Hits: After riding in a flat black unit, I finally got the thumbs up to bust out our fresh new helmet with red graphics today as the TWMX staff enjoyed a day of testing at Starwest MX Park. After gently dropping the shiny new VFX-W on the ground to get the first crash jinx out of the way, I slipped the helmet on an noticed immediately how much more padding comes into contact with your head and face than when wearing the VFX-W’s predecessor, the popular VFX-DT. The cheek pads extend quite far forward, nearly coming into contact with the sides of my mouth. Though everyone’s face shape differs greatly, I was pumped to find that the cheekpads didn’t squeeze the heck out of my fat face.
The VFX-W is easily one of the most comfortable helmets I’ve ever worn, and everyone on the TWMX staff agrees that its aggressive new styling makes it one of the best-looking helmets around. Now, properly product testing a helmet involves a crash, and that is something that none of us are very anxious to do.
Sadly, I am pretty good at crash testing, and only a few laps into my first moto of the day, I slapped my head on the ground and wiped the new helmet luster off my VFX-W in an instant. Once in a while – when I’m feelin’ froggy – I will try to match the pace set by our speedy associate editor Brendan Lutes. Well, after having him tow me over a new double on the track, I did my best to latch on to his rear wheel. While cresting an off-camber hump that precedes a dip in the track, then a small double, Lutes’ rear wheel kicked up a baseball-sized dirt clod. Naturally, I ran over it just as I crested the hump, and flew down into the dip pancaked as flat as James Stewart after my front tire deflected off the clod. With my freshly healed wrists and new “never let go of the bars” mentality, the first thing to hit the ground was my head. Now, in my 17 years as a motocross journalist, I’ve become sort of an expert at hitting my head on the ground, and I’d say that on a scale of 1 to 10 (with 10 being like the tractor tire I torpedoed with my face earlier this year), this one was about a 7. Thankfully, I jumped to my feet and dusted myself off, with no stars flying around my head or recent memory loss to speak of. Needless to say, there’s all sorts of ifs ands or buts when it comes time to predict what could have happened, but I am 100% comfortable saying that like many a Shoei helmet before it, the new VFX-W saved my ass.
Misses: Slipping the VFX-W onto your head is not a plush, luxurious experience, as it seems to be narrower at the opening than the existing VFX-DT. Once the helmet is on, it is super-comfy, but the way the helmet scrapes against your cheeks when you are pulling it on could be a less abrasive experience. As I said before, though, maybe it’s just my fat face…
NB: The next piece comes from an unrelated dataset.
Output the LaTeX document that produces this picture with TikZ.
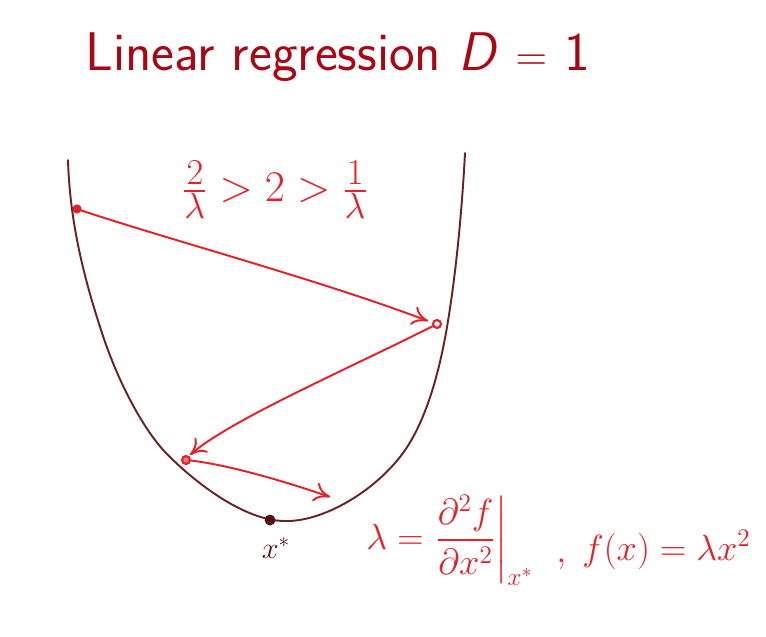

The Verdict: Once again, Shoei has created a top-of-the line helmet that combines superior quality of construction, good looks and a high level of protection. Motocross is an expensive sport, yes, but believe me when I say that when it comes time to protect your brain, cutting corners and taking the economy route is never a wise decision. First thing tomorrow, I’ll be dropping my VFX-W by the Shoei offices for an inspection, to ensure that it is still safe to ride in.